═══ SOURCE EXCERPT

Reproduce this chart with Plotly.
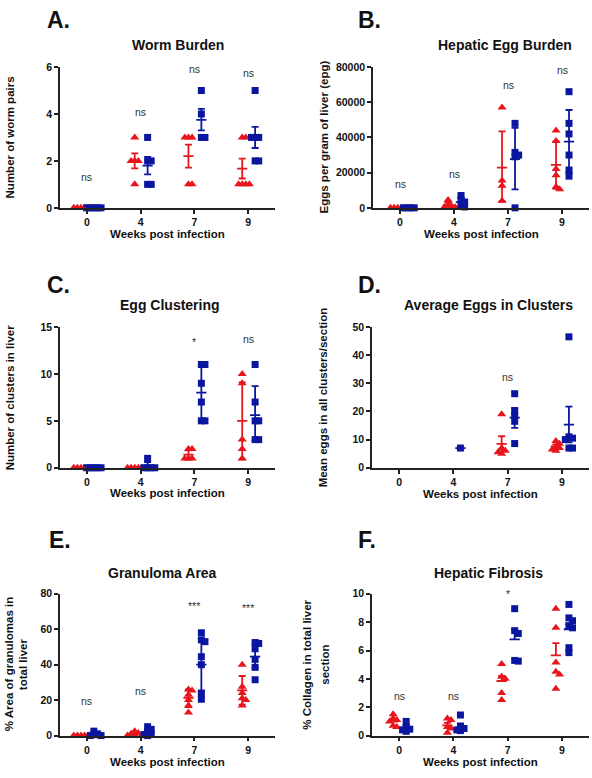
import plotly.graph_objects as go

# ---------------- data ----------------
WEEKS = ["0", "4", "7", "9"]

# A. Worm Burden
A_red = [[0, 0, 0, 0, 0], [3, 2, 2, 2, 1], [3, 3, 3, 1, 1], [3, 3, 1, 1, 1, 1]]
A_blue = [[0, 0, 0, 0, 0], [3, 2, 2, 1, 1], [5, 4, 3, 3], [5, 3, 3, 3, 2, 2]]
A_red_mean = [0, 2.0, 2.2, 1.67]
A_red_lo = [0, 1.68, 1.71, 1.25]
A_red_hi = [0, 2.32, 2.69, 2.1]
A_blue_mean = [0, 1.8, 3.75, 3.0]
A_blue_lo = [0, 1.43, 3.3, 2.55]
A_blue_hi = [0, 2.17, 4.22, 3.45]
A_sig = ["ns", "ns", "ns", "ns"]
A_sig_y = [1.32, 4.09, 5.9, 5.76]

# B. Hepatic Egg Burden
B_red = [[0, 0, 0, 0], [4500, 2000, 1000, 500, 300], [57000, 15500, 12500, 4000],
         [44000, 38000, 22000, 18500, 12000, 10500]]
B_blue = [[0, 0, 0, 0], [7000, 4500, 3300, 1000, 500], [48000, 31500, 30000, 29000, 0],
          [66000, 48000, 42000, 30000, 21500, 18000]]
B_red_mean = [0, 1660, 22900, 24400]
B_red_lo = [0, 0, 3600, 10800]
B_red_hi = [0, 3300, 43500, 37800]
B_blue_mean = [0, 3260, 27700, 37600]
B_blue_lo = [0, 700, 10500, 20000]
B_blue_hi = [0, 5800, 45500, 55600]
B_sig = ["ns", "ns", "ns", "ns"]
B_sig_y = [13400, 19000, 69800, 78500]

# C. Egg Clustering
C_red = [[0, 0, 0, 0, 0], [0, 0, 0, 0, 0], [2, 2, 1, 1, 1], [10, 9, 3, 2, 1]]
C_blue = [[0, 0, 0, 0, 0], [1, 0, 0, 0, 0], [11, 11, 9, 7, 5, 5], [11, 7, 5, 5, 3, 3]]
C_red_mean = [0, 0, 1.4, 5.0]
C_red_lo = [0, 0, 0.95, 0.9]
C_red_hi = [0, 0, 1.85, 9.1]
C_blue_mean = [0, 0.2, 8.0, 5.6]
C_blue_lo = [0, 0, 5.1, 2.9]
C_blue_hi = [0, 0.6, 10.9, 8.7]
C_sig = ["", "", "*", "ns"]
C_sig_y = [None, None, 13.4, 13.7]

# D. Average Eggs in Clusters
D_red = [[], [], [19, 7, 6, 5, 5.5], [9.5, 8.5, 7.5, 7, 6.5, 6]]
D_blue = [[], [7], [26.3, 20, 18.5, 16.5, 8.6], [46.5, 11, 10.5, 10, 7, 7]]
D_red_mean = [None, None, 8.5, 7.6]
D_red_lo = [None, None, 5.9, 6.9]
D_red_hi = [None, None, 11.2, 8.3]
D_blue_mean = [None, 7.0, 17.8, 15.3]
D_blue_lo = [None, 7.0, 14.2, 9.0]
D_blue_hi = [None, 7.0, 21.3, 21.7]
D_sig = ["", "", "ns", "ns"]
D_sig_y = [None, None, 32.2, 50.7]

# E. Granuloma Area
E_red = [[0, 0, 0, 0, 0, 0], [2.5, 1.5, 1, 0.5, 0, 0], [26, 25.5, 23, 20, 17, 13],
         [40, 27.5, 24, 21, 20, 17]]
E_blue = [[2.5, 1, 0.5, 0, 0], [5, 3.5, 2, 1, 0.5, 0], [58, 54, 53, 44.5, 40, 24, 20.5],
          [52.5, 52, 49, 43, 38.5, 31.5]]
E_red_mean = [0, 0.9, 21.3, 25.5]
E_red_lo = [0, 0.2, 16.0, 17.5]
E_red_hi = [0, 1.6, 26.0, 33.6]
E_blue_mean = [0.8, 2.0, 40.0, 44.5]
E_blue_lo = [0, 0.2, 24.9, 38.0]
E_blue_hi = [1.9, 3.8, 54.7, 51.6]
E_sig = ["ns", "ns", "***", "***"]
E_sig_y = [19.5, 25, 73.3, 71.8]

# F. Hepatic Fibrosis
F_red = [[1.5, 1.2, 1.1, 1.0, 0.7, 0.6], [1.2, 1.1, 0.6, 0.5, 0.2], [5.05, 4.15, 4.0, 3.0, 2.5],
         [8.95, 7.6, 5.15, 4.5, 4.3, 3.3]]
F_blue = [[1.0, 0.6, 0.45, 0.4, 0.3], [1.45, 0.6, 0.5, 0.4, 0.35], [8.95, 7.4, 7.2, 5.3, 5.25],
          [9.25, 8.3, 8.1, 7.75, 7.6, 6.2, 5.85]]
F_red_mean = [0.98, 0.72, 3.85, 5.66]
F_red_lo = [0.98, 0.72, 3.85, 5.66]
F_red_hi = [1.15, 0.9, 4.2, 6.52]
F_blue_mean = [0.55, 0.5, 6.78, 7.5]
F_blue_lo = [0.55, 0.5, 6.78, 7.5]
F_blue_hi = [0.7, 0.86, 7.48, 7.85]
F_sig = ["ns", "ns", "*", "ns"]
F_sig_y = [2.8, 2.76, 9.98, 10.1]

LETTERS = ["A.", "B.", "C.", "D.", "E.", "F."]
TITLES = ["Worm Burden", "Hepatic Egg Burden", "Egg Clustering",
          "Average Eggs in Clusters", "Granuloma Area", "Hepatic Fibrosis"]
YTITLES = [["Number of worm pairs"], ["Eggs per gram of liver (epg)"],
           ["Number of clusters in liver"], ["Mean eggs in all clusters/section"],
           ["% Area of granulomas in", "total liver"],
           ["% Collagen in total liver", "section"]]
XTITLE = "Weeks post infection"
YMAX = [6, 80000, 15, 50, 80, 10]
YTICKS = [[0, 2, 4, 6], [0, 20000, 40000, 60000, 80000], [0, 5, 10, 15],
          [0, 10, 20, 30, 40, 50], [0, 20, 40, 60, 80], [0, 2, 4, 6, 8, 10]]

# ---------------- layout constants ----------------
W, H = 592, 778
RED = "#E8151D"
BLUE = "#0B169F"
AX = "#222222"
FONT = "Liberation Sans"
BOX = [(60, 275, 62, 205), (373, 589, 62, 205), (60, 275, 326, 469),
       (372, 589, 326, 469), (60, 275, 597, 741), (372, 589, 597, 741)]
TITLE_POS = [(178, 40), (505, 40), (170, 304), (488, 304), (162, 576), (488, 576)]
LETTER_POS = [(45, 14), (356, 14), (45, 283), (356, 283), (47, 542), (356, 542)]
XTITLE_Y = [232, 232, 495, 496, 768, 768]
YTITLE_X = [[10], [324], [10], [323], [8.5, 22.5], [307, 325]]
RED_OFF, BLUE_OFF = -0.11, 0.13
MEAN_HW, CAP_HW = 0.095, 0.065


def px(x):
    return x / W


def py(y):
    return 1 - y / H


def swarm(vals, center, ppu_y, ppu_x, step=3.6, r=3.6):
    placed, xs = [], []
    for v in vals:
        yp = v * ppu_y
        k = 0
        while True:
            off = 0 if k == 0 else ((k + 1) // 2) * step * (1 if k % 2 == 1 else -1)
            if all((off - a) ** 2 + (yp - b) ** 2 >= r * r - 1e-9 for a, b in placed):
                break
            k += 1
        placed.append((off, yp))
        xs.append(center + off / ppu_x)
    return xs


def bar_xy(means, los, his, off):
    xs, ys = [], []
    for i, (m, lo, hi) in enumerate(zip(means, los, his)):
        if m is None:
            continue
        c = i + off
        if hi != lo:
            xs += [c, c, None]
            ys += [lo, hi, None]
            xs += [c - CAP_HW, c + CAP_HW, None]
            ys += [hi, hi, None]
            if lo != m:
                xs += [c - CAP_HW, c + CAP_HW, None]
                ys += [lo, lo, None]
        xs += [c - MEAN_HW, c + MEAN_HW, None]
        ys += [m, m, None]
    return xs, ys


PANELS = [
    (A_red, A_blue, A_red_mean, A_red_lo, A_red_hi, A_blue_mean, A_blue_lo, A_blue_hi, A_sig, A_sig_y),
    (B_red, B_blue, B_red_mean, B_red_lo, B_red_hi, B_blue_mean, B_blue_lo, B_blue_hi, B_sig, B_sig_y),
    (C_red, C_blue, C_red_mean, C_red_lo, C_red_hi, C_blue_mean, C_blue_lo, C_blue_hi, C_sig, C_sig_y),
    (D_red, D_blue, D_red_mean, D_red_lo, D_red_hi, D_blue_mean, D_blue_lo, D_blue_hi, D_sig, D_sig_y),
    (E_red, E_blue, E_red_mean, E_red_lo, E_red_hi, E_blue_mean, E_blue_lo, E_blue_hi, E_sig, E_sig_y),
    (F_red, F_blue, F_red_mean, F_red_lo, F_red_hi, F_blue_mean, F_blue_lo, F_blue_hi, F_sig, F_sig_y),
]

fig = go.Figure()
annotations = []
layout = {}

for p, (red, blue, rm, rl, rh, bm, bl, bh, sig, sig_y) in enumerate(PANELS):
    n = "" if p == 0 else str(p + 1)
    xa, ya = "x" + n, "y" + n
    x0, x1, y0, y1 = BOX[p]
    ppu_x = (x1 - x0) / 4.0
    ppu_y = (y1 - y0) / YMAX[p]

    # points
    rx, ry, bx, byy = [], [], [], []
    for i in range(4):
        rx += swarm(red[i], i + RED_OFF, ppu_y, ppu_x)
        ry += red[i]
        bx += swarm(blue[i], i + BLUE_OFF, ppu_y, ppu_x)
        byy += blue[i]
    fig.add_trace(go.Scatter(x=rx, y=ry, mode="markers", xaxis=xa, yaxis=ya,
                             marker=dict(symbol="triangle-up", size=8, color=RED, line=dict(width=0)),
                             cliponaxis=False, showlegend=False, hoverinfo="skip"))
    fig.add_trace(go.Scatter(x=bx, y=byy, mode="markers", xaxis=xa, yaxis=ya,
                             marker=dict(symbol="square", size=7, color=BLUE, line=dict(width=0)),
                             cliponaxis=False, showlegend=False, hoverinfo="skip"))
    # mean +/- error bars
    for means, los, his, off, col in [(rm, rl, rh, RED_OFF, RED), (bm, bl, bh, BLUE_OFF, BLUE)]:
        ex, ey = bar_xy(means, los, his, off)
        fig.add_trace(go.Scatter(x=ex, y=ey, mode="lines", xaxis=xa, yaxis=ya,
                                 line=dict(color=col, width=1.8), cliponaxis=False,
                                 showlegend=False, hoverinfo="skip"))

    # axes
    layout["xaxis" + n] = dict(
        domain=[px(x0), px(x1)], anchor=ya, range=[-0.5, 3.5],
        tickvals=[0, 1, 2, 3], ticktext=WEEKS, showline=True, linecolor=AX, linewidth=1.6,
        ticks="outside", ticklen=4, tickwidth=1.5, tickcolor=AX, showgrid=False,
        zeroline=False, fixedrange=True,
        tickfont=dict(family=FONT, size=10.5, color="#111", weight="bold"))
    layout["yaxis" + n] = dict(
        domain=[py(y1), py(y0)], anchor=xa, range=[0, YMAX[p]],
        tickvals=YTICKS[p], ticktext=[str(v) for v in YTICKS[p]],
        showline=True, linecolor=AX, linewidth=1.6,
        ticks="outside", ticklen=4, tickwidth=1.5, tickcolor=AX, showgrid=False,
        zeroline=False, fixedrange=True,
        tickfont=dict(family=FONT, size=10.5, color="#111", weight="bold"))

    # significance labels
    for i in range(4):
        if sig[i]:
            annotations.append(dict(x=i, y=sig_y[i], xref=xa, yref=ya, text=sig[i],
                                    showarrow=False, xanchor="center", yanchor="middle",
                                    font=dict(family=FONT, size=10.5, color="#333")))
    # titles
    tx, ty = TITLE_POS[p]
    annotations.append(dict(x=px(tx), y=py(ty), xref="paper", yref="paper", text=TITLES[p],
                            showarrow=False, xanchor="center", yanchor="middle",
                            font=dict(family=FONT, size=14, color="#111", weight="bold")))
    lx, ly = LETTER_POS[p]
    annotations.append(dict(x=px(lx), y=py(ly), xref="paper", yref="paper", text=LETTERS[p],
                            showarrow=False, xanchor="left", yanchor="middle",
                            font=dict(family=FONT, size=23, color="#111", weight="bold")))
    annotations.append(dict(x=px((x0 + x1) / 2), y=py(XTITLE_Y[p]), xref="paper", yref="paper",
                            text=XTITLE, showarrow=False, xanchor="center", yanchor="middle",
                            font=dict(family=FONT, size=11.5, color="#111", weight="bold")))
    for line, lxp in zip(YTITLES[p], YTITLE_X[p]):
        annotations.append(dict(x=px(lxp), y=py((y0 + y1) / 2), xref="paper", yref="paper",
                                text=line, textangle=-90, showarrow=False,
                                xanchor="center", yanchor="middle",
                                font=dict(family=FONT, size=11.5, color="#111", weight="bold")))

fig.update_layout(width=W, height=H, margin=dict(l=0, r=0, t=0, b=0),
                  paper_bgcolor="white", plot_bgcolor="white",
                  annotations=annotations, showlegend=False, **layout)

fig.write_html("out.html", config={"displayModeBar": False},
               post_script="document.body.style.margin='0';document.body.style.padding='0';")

══════

- WORK INSTRUCTIONS -
Restate, line by line and word for word, everything from the top of the material through the line that contains "D_sig_y = [None, None, 32.2, 50.7]". Leave pictures out.

- FINISHED ANSWER -
Reproduce this chart with Plotly.
import plotly.graph_objects as go

# ---------------- data ----------------
WEEKS = ["0", "4", "7", "9"]

# A. Worm Burden
A_red = [[0, 0, 0, 0, 0], [3, 2, 2, 2, 1], [3, 3, 3, 1, 1], [3, 3, 1, 1, 1, 1]]
A_blue = [[0, 0, 0, 0, 0], [3, 2, 2, 1, 1], [5, 4, 3, 3], [5, 3, 3, 3, 2, 2]]
A_red_mean = [0, 2.0, 2.2, 1.67]
A_red_lo = [0, 1.68, 1.71, 1.25]
A_red_hi = [0, 2.32, 2.69, 2.1]
A_blue_mean = [0, 1.8, 3.75, 3.0]
A_blue_lo = [0, 1.43, 3.3, 2.55]
A_blue_hi = [0, 2.17, 4.22, 3.45]
A_sig = ["ns", "ns", "ns", "ns"]
A_sig_y = [1.32, 4.09, 5.9, 5.76]

# B. Hepatic Egg Burden
B_red = [[0, 0, 0, 0], [4500, 2000, 1000, 500, 300], [57000, 15500, 12500, 4000],
         [44000, 38000, 22000, 18500, 12000, 10500]]
B_blue = [[0, 0, 0, 0], [7000, 4500, 3300, 1000, 500], [48000, 31500, 30000, 29000, 0],
          [66000, 48000, 42000, 30000, 21500, 18000]]
B_red_mean = [0, 1660, 22900, 24400]
B_red_lo = [0, 0, 3600, 10800]
B_red_hi = [0, 3300, 43500, 37800]
B_blue_mean = [0, 3260, 27700, 37600]
B_blue_lo = [0, 700, 10500, 20000]
B_blue_hi = [0, 5800, 45500, 55600]
B_sig = ["ns", "ns", "ns", "ns"]
B_sig_y = [13400, 19000, 69800, 78500]

# C. Egg Clustering
C_red = [[0, 0, 0, 0, 0], [0, 0, 0, 0, 0], [2, 2, 1, 1, 1], [10, 9, 3, 2, 1]]
C_blue = [[0, 0, 0, 0, 0], [1, 0, 0, 0, 0], [11, 11, 9, 7, 5, 5], [11, 7, 5, 5, 3, 3]]
C_red_mean = [0, 0, 1.4, 5.0]
C_red_lo = [0, 0, 0.95, 0.9]
C_red_hi = [0, 0, 1.85, 9.1]
C_blue_mean = [0, 0.2, 8.0, 5.6]
C_blue_lo = [0, 0, 5.1, 2.9]
C_blue_hi = [0, 0.6, 10.9, 8.7]
C_sig = ["", "", "*", "ns"]
C_sig_y = [None, None, 13.4, 13.7]

# D. Average Eggs in Clusters
D_red = [[], [], [19, 7, 6, 5, 5.5], [9.5, 8.5, 7.5, 7, 6.5, 6]]
D_blue = [[], [7], [26.3, 20, 18.5, 16.5, 8.6], [46.5, 11, 10.5, 10, 7, 7]]
D_red_mean = [None, None, 8.5, 7.6]
D_red_lo = [None, None, 5.9, 6.9]
D_red_hi = [None, None, 11.2, 8.3]
D_blue_mean = [None, 7.0, 17.8, 15.3]
D_blue_lo = [None, 7.0, 14.2, 9.0]
D_blue_hi = [None, 7.0, 21.3, 21.7]
D_sig = ["", "", "ns", "ns"]
D_sig_y = [None, None, 32.2, 50.7]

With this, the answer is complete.